# start of DATASET CONTENT
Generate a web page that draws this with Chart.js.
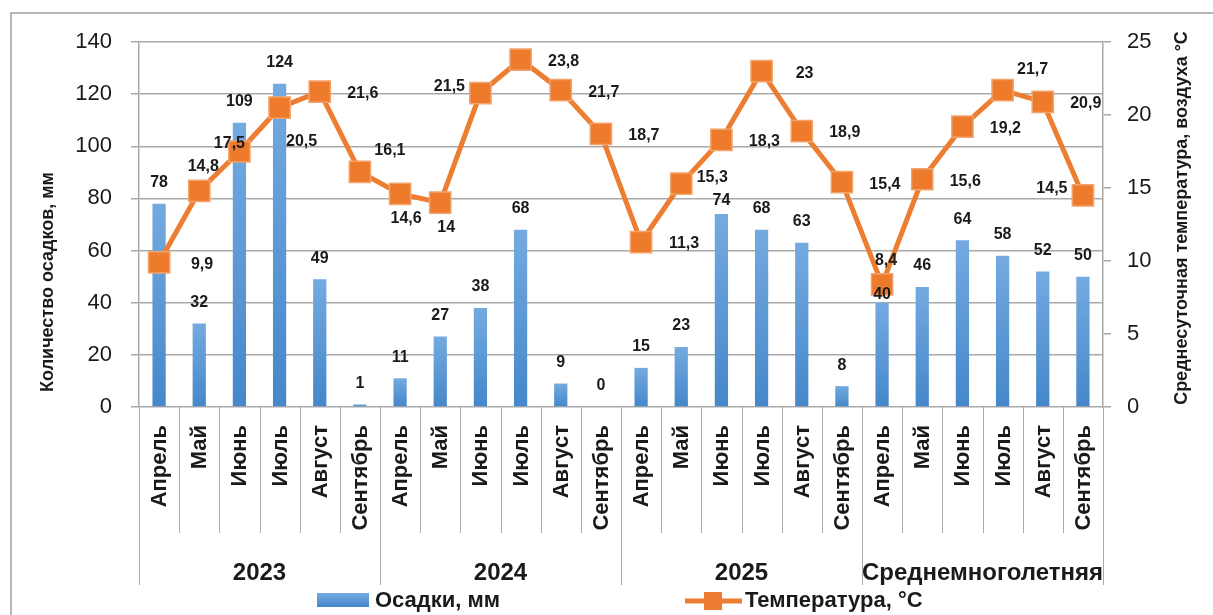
<!DOCTYPE html>
<html><head><meta charset="utf-8">
<script src="https://cdn.jsdelivr.net/npm/chart.js@4.4.1/dist/chart.umd.min.js"></script>
<style>html,body{margin:0;padding:0;background:#fff}#wrap{width:1213px;height:615px;position:relative}</style>
</head><body><div id="wrap"><canvas id="c" width="1213" height="615"></canvas></div>
<script>
// ---- data ----
const months = ['Апрель','Май','Июнь','Июль','Август','Сентябрь'];
const groups = ['2023','2024','2025','Среднемноголетняя'];
const precipitation = [78,32,109,124,49,1, 11,27,38,68,9,0, 15,23,74,68,63,8, 40,46,64,58,52,50];
const temperature = [9.9,14.8,17.5,20.5,21.6,16.1, 14.6,14,21.5,23.8,21.7,18.7, 11.3,15.3,18.3,23,18.9,15.4, 8.4,15.6,19.2,21.7,20.9,14.5];
const precipTicks = [0,20,40,60,80,100,120,140];
const tempTicks = [0,5,10,15,20,25];
const seriesNames = ['Осадки, мм','Температура, °C'];
const axisTitles = ['Количество осадков, мм','Среднесуточная температура, воздуха °C'];
// label placement keywords (style only)
const tempLabelPlace = ['r','a','tl','br','r','tr','b','b','l','r','r','r','r','rt','r','r','r','r','a','r','r','tr','r','l'];
const barLabelPlace = ['n','n','n','n','n','n', 'n','n','n','n','n','n', 'n','n','lo','n','n','n', 'lo2','n','n','n','n','n'];

const labels = [];
groups.forEach(() => months.forEach(m => labels.push(m)));

const FONT = '"Liberation Sans", Arial, sans-serif';
const TXT = '#1a1a1a';
const GRID = '#a9a9a9';
const fmt = v => String(v).replace('.', ',');

function barFill(ctx) {
  const chart = ctx.chart;
  if (!chart.chartArea || ctx.type !== 'data') return '#5b9bd5';
  const y = chart.scales.y;
  const t = y.getPixelForValue(ctx.raw), b = y.getPixelForValue(0);
  if (b - t < 2) return '#6fa7de';
  const g = chart.ctx.createLinearGradient(0, t, 0, b);
  g.addColorStop(0, '#74aae0');
  g.addColorStop(1, '#4587ca');
  return g;
}

const placeOff = { r:[43,2], rt:[31,-6], a:[4,-24], tl:[-10,-8], br:[22,34], tr:[30,-21], b:[6,25], l:[-31,-7] };
const barLift = { n: 21, lo: 13, lo2: 8 };

const decor = {
  id: 'decor',
  beforeDraw(chart) {
    const c = chart.ctx;
    c.save();
    c.fillStyle = '#fff';
    c.fillRect(0, 0, chart.width, chart.height);
    c.strokeStyle = '#a0a0a0';
    c.lineWidth = 1.5;
    c.strokeRect(11, 13, 1400, 800);
    c.restore();
  },
  afterDatasetsDraw(chart) {
    const c = chart.ctx;
    const x = chart.scales.x, y = chart.scales.y, y1 = chart.scales.y1;
    const area = chart.chartArea;
    c.save();
    // bar labels
    c.font = 'bold 16px ' + FONT;
    c.fillStyle = TXT;
    c.textAlign = 'center';
    c.textBaseline = 'middle';
    precipitation.forEach((v, i) => {
      const lift = barLift[barLabelPlace[i]] || barLift.n;
      c.fillText(fmt(v), x.getPixelForValue(i), y.getPixelForValue(v) - lift);
    });
    // line labels
    temperature.forEach((v, i) => {
      const o = placeOff[tempLabelPlace[i]] || placeOff.r;
      c.fillText(fmt(v), x.getPixelForValue(i) + o[0], y1.getPixelForValue(v) + o[1]);
    });
    // category axis: separators, months, groups
    const n = labels.length;
    const w = (area.right - area.left) / n;
    const base = area.bottom;
    c.strokeStyle = GRID;
    c.lineWidth = 1;
    for (let i = 0; i <= n; i++) {
      const px = Math.round(area.left + i * w) + 0.5;
      c.beginPath();
      c.moveTo(px, base);
      c.lineTo(px, i % months.length === 0 ? 585 : 533);
      c.stroke();
    }
    c.font = 'bold 22px ' + FONT;
    c.textAlign = 'right';
    c.textBaseline = 'middle';
    labels.forEach((m, i) => {
      c.save();
      c.translate(x.getPixelForValue(i) + 1, 425);
      c.rotate(-Math.PI / 2);
      c.fillText(m, 0, 0);
      c.restore();
    });
    c.font = 'bold 24px ' + FONT;
    c.textAlign = 'center';
    groups.forEach((g, k) => {
      const cx = area.left + (k + 0.5) * months.length * w;
      c.fillText(g, cx, 573);
    });
    // axis titles
    c.font = 'bold 18px ' + FONT;
    c.save();
    c.translate(48, 282);
    c.rotate(-Math.PI / 2);
    c.fillText(axisTitles[0], 0, 0);
    c.restore();
    c.save();
    c.translate(1182, 218);
    c.rotate(-Math.PI / 2);
    c.fillText(axisTitles[1], 0, 0);
    c.restore();
    // legend
    const lg = c.createLinearGradient(0, 593, 0, 607);
    lg.addColorStop(0, '#74aae0'); lg.addColorStop(1, '#4587ca');
    c.fillStyle = lg;
    c.fillRect(317, 593, 52, 14);
    c.fillStyle = TXT;
    c.font = 'bold 22px ' + FONT;
    c.textAlign = 'left';
    c.fillText(seriesNames[0], 375, 601);
    c.strokeStyle = '#ed7d31';
    c.lineWidth = 5;
    c.beginPath(); c.moveTo(685, 601); c.lineTo(742, 601); c.stroke();
    c.fillStyle = '#ed7d31';
    c.fillRect(704, 592, 18, 18);
    c.fillStyle = TXT;
    c.fillText(seriesNames[1], 745, 601);
    c.restore();
  }
};

new Chart(document.getElementById('c'), {
  data: {
    labels: labels,
    datasets: [
      {
        type: 'line',
        label: seriesNames[1],
        data: temperature,
        yAxisID: 'y1',
        borderColor: '#ed7d31',
        borderWidth: 5,
        tension: 0,
        pointStyle: 'rect',
        pointRadius: 15,
        pointHoverRadius: 15,
        pointBackgroundColor: '#ee7a2c',
        pointBorderColor: '#f2a46c',
        pointBorderWidth: 1.5,
        order: 0
      },
      {
        type: 'bar',
        label: seriesNames[0],
        data: precipitation,
        yAxisID: 'y',
        backgroundColor: barFill,
        categoryPercentage: 1,
        barPercentage: 0.33,
        order: 1
      }
    ]
  },
  options: {
    responsive: false,
    animation: false,
    devicePixelRatio: 1,
    events: [],
    layout: { autoPadding: false, padding: { top: 42, left: 0, right: 0, bottom: 0 } },
    plugins: { legend: { display: false }, tooltip: { enabled: false } },
    scales: {
      x: {
        type: 'category',
        offset: true,
        grid: { display: false },
        border: { display: false },
        ticks: { display: false },
        afterFit(s) { s.height = 208; }
      },
      y: {
        position: 'left',
        min: 0, max: 140,
        afterBuildTicks(s) { s.ticks = precipTicks.map(v => ({ value: v })); },
        ticks: { font: { family: FONT, size: 22 }, color: TXT, padding: 19 },
        grid: { color: GRID, lineWidth: 1.5, tickLength: 8 },
        border: { display: true, color: GRID, width: 1.5 },
        afterFit(s) { s.width = 139; }
      },
      y1: {
        position: 'right',
        min: 0, max: 25,
        afterBuildTicks(s) { s.ticks = tempTicks.map(v => ({ value: v })); },
        ticks: { font: { family: FONT, size: 22 }, color: TXT, padding: 16 },
        grid: { drawOnChartArea: false, color: GRID, lineWidth: 1.5, tickLength: 8 },
        border: { display: true, color: GRID, width: 1.5 },
        afterFit(s) { s.width = 110; }
      }
    }
  },
  plugins: [decor]
});
</script>
</body></html>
# end of DATASET CONTENT
[GIVEN EXERCISE]: Repeat the full listing above exactly, with no pictures in the copy.

[COMPLETE ANSWER]:
Generate a web page that draws this with Chart.js.
<!DOCTYPE html>
<html><head><meta charset="utf-8">
<script src="https://cdn.jsdelivr.net/npm/chart.js@4.4.1/dist/chart.umd.min.js"></script>
<style>html,body{margin:0;padding:0;background:#fff}#wrap{width:1213px;height:615px;position:relative}</style>
</head><body><div id="wrap"><canvas id="c" width="1213" height="615"></canvas></div>
<script>
// ---- data ----
const months = ['Апрель','Май','Июнь','Июль','Август','Сентябрь'];
const groups = ['2023','2024','2025','Среднемноголетняя'];
const precipitation = [78,32,109,124,49,1, 11,27,38,68,9,0, 15,23,74,68,63,8, 40,46,64,58,52,50];
const temperature = [9.9,14.8,17.5,20.5,21.6,16.1, 14.6,14,21.5,23.8,21.7,18.7, 11.3,15.3,18.3,23,18.9,15.4, 8.4,15.6,19.2,21.7,20.9,14.5];
const precipTicks = [0,20,40,60,80,100,120,140];
const tempTicks = [0,5,10,15,20,25];
const seriesNames = ['Осадки, мм','Температура, °C'];
const axisTitles = ['Количество осадков, мм','Среднесуточная температура, воздуха °C'];
// label placement keywords (style only)
const tempLabelPlace = ['r','a','tl','br','r','tr','b','b','l','r','r','r','r','rt','r','r','r','r','a','r','r','tr','r','l'];
const barLabelPlace = ['n','n','n','n','n','n', 'n','n','n','n','n','n', 'n','n','lo','n','n','n', 'lo2','n','n','n','n','n'];

const labels = [];
groups.forEach(() => months.forEach(m => labels.push(m)));

const FONT = '"Liberation Sans", Arial, sans-serif';
const TXT = '#1a1a1a';
const GRID = '#a9a9a9';
const fmt = v => String(v).replace('.', ',');

function barFill(ctx) {
  const chart = ctx.chart;
  if (!chart.chartArea || ctx.type !== 'data') return '#5b9bd5';
  const y = chart.scales.y;
  const t = y.getPixelForValue(ctx.raw), b = y.getPixelForValue(0);
  if (b - t < 2) return '#6fa7de';
  const g = chart.ctx.createLinearGradient(0, t, 0, b);
  g.addColorStop(0, '#74aae0');
  g.addColorStop(1, '#4587ca');
  return g;
}

const placeOff = { r:[43,2], rt:[31,-6], a:[4,-24], tl:[-10,-8], br:[22,34], tr:[30,-21], b:[6,25], l:[-31,-7] };
const barLift = { n: 21, lo: 13, lo2: 8 };

const decor = {
  id: 'decor',
  beforeDraw(chart) {
    const c = chart.ctx;
    c.save();
    c.fillStyle = '#fff';
    c.fillRect(0, 0, chart.width, chart.height);
    c.strokeStyle = '#a0a0a0';
    c.lineWidth = 1.5;
    c.strokeRect(11, 13, 1400, 800);
    c.restore();
  },
  afterDatasetsDraw(chart) {
    const c = chart.ctx;
    const x = chart.scales.x, y = chart.scales.y, y1 = chart.scales.y1;
    const area = chart.chartArea;
    c.save();
    // bar labels
    c.font = 'bold 16px ' + FONT;
    c.fillStyle = TXT;
    c.textAlign = 'center';
    c.textBaseline = 'middle';
    precipitation.forEach((v, i) => {
      const lift = barLift[barLabelPlace[i]] || barLift.n;
      c.fillText(fmt(v), x.getPixelForValue(i), y.getPixelForValue(v) - lift);
    });
    // line labels
    temperature.forEach((v, i) => {
      const o = placeOff[tempLabelPlace[i]] || placeOff.r;
      c.fillText(fmt(v), x.getPixelForValue(i) + o[0], y1.getPixelForValue(v) + o[1]);
    });
    // category axis: separators, months, groups
    const n = labels.length;
    const w = (area.right - area.left) / n;
    const base = area.bottom;
    c.strokeStyle = GRID;
    c.lineWidth = 1;
    for (let i = 0; i <= n; i++) {
      const px = Math.round(area.left + i * w) + 0.5;
      c.beginPath();
      c.moveTo(px, base);
      c.lineTo(px, i % months.length === 0 ? 585 : 533);
      c.stroke();
    }
    c.font = 'bold 22px ' + FONT;
    c.textAlign = 'right';
    c.textBaseline = 'middle';
    labels.forEach((m, i) => {
      c.save();
      c.translate(x.getPixelForValue(i) + 1, 425);
      c.rotate(-Math.PI / 2);
      c.fillText(m, 0, 0);
      c.restore();
    });
    c.font = 'bold 24px ' + FONT;
    c.textAlign = 'center';
    groups.forEach((g, k) => {
      const cx = area.left + (k + 0.5) * months.length * w;
      c.fillText(g, cx, 573);
    });
    // axis titles
    c.font = 'bold 18px ' + FONT;
    c.save();
    c.translate(48, 282);
    c.rotate(-Math.PI / 2);
    c.fillText(axisTitles[0], 0, 0);
    c.restore();
    c.save();
    c.translate(1182, 218);
    c.rotate(-Math.PI / 2);
    c.fillText(axisTitles[1], 0, 0);
    c.restore();
    // legend
    const lg = c.createLinearGradient(0, 593, 0, 607);
    lg.addColorStop(0, '#74aae0'); lg.addColorStop(1, '#4587ca');
    c.fillStyle = lg;
    c.fillRect(317, 593, 52, 14);
    c.fillStyle = TXT;
    c.font = 'bold 22px ' + FONT;
    c.textAlign = 'left';
    c.fillText(seriesNames[0], 375, 601);
    c.strokeStyle = '#ed7d31';
    c.lineWidth = 5;
    c.beginPath(); c.moveTo(685, 601); c.lineTo(742, 601); c.stroke();
    c.fillStyle = '#ed7d31';
    c.fillRect(704, 592, 18, 18);
    c.fillStyle = TXT;
    c.fillText(seriesNames[1], 745, 601);
    c.restore();
  }
};

new Chart(document.getElementById('c'), {
  data: {
    labels: labels,
    datasets: [
      {
        type: 'line',
        label: seriesNames[1],
        data: temperature,
        yAxisID: 'y1',
        borderColor: '#ed7d31',
        borderWidth: 5,
        tension: 0,
        pointStyle: 'rect',
        pointRadius: 15,
        pointHoverRadius: 15,
        pointBackgroundColor: '#ee7a2c',
        pointBorderColor: '#f2a46c',
        pointBorderWidth: 1.5,
        order: 0
      },
      {
        type: 'bar',
        label: seriesNames[0],
        data: precipitation,
        yAxisID: 'y',
        backgroundColor: barFill,
        categoryPercentage: 1,
        barPercentage: 0.33,
        order: 1
      }
    ]
  },
  options: {
    responsive: false,
    animation: false,
    devicePixelRatio: 1,
    events: [],
    layout: { autoPadding: false, padding: { top: 42, left: 0, right: 0, bottom: 0 } },
    plugins: { legend: { display: false }, tooltip: { enabled: false } },
    scales: {
      x: {
        type: 'category',
        offset: true,
        grid: { display: false },
        border: { display: false },
        ticks: { display: false },
        afterFit(s) { s.height = 208; }
      },
      y: {
        position: 'left',
        min: 0, max: 140,
        afterBuildTicks(s) { s.ticks = precipTicks.map(v => ({ value: v })); },
        ticks: { font: { family: FONT, size: 22 }, color: TXT, padding: 19 },
        grid: { color: GRID, lineWidth: 1.5, tickLength: 8 },
        border: { display: true, color: GRID, width: 1.5 },
        afterFit(s) { s.width = 139; }
      },
      y1: {
        position: 'right',
        min: 0, max: 25,
        afterBuildTicks(s) { s.ticks = tempTicks.map(v => ({ value: v })); },
        ticks: { font: { family: FONT, size: 22 }, color: TXT, padding: 16 },
        grid: { drawOnChartArea: false, color: GRID, lineWidth: 1.5, tickLength: 8 },
        border: { display: true, color: GRID, width: 1.5 },
        afterFit(s) { s.width = 110; }
      }
    }
  },
  plugins: [decor]
});
</script>
</body></html>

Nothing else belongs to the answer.